Comment nourrir, dans trente ans, de façon saine, sûre et équitable, dix milliards d’humains sur une planète qui se réchauffe et perd sa biodiversité ? Le modèle actuel n’est pas tenable et une transition en douceur n’est plus possible car nous avons trop attendu. Le dernier bilan de l’accord de Paris montre que face à l’urgence on ne peut se contenter de quelques promesses.

La transition est la première option. Circuits courts, bio, agriculture périurbaine, marchés de producteurs, agriculture raisonnée, remplacer le pétrole par l’électricité, de quoi permettre à ceux qui ont quelques moyens de mieux manger et de participer à l’effort environnemental. Dans cette hypothèse, la vitesse de la transition est-elle à la hauteur des enjeux ? Certainement pas pour le climat et la biodiversité, ni pour les 800 millions de sous-alimentés. Dans nos démocraties néolibérales la question de l’alimentation passe bien après les enjeux sécuritaires ou de pouvoir d’achat. Le système productif agricole n’est que partiellement dans le champ du libéralisme économique et encore moins dans l’espace du débat politique démocratique. En France l’autonomie alimentaire n’est pas vu comme la nécessaire résilience d’un système qui devrait favoriser l’autonomie de la production locale tout en défendant les intérêts communs au niveau national, mais comme un pouvoir discrétionnaire des gouvernants dont l’objectif premier est de plaire aux lobbies de l’agro-alimentaire et de la distribution.

L’alimentation étant au cœur de notre fonctionnement social, c’est tout notre mode de vie et notre organisation sociale qu’il faut repenser. Le risque d’une stratégie inadaptée n’est pas, comme par le passé, la survenue de quelques famines localisées, mais une dégradation excessive de la qualité de vie sur notre planète. Des révoltes sociales incontrôlables pourraient conduire à un effondrement de notre civilisation. Scénario digne des prévisions les plus sombres des collapsologues.

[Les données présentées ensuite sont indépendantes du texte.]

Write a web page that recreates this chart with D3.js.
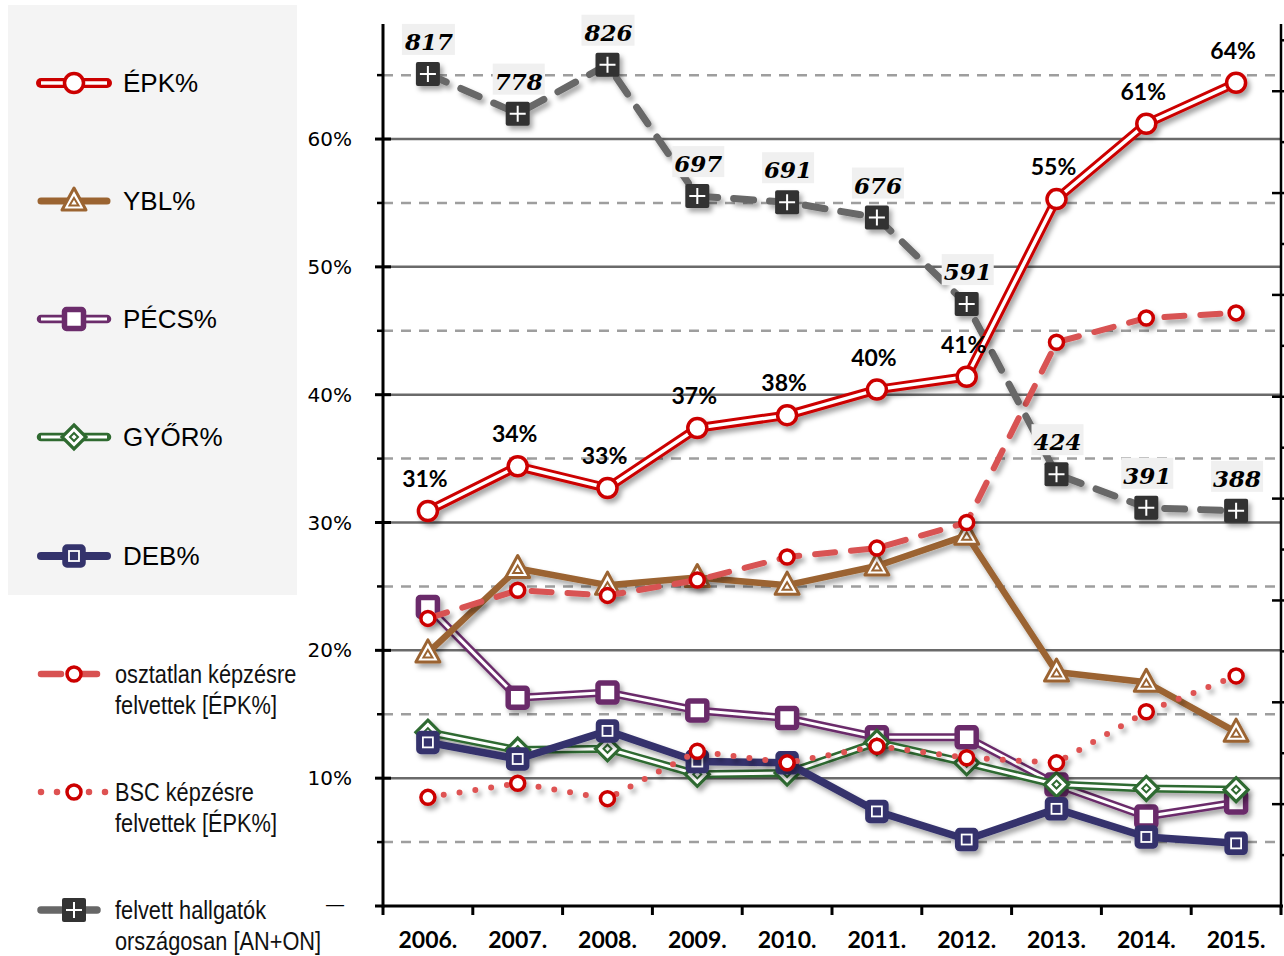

La deuxième option doit nécessairement permettre de transformer le système alimentaire en dépassant les logiques du marché. Que ce soit sur la propriété de la terre, sur la qualité de la production agricole, sur les émissions de CO2, sur l’usage des pesticides et sur les modes de distribution, on ne peut se contenter, contrairement à la doxa libérale, d’une régulation par les prix. Certes il y a quelques régulations étatiques ou européennes, mais qui se contentent le plus souvent de gérer les anomalies importantes. L’excès d’étatisme n’encourage pas les initiatives locales qui ne correspondent pas au modèle dominant. Le local qui a en responsabilité le maintien des terres agricoles, les circuits de distribution et qui gère de nombreuses cantines doit prendre toute sa part à la transformation radicale du système. La relocalisation doit se faire à toute les échelles, y compris celle de la proximité. De même les organisations mondiales comme la FAO ou l’OMC doivent avoir plus de force pour lutter contre les mauvaises pratiques de certains États ou de certaines multinationales. L’autonomie alimentaire doit être un bien commun mondial à disposition de tous et ne plus être une arme géostratégique ou un privilège de riches.

Tenir compte de toutes les externalités négatives sur l’environnement et rendre le système plus juste, obligera à restreindre certaines consommations, même pour ceux qui en ont les moyens. En moyenne un américain mange 8 fois plus de viande qu’un kényan, au-delà des problèmes de santé causés par une consommation excessive ou des conditions lamentables des élevages industriels, c’est l’impact sur le climat et la capacité de nourrir l’humanité qui est en jeu. Toute la chaîne alimentaire a été organisée avec une logique productiviste permise par un faible coût de l’énergie. Une consommation plus responsable, plus locale, plus économe en énergie, avec plus de légumineuses et moins de viande, doit être encouragée à tous les échelons de l’organisation sociale.

La problématique alimentaire se recoupe grandement avec les enjeux climatiques, énergétiques et de baisse de la biodiversité, il est donc nécessaire de lier ces questions dans une vision politique de notre avenir. Si on continue à pratiquer la politique de l’autruche, en laissant le système s’autoréguler essentiellement par le marché, la métaphore de la fin du monde rejoindra le réel de la fin du mois, mis en avant par tous ceux qui sont économiquement à la peine.